Some people think that love desires to create happiness, whether in ourselves or others.

I believe this is true, but that to understand it we need a more complex explanation of what those words really mean. What is happiness? Is it pleasure of the senses? Good food, good music, good sex, etc., and what makes these things “good” is determined by the pleasure they give us? I doubt it. All of these things can play a role in making us happy, but really, would philosophers have debated for centuries what happiness really is if it were that simple (Maybe. Philosophers do tend to miss the forest for the trees sometimes)?

Let me propose something different. Happiness is a mental feeling. For example, when you have a really exciting day planned, full of doing all the things you love to do, and you wake up in the morning looking forward to it, the very act of imagining the pleasure the day will give you can be enough to make you feel happy.

But why is that? Why does imagining have such power when we tend to think it pales in comparison to the real thing?

My answer: Certainty. If we are worried that tons of things will go wrong in our day, and prevent us from being able to do those things we love to do, it’s because we are uncertain that it will in fact happen the way we want, and so imagining isn’t enough to create the happiness.

I therefore propose that happiness is, in fact, certainty. But of what? Of fulfillment. Every one of us (I imagine) has specific things we would like to be present in our lives, because we feel, at our very core, that those things are somehow right. In other words, we all feel like we have things we need, whether material, emotional, spiritual, or otherwise. Happiness, in this view, is certainty that we do in fact have those things: certainty that we have everything we need. Such certainty erases longings, stresses, worries, angers, and what have you.

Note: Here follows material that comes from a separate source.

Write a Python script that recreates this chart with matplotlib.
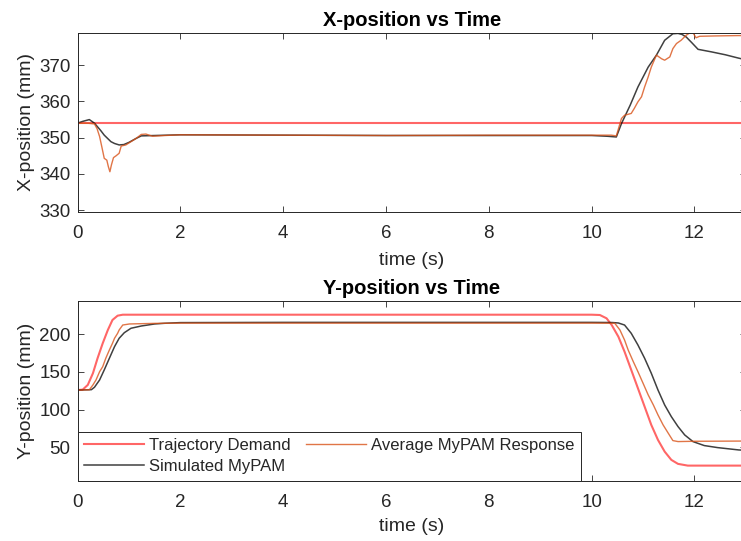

So what happens if we have more than we need? Or rather, what happens when we feel that not only do we have what need, but that we have what need in an unending abundance? That I call joy. It is happiness above and beyond itself.

Love, I believe, seeks to create as much joy as possible. Thus, for love to succeed, we are required to know (or feel, deeply) not what others desire, but what they need. To love well, we need to attune ourselves to the deep and sincere longings of others, and seek to alleviate those longings.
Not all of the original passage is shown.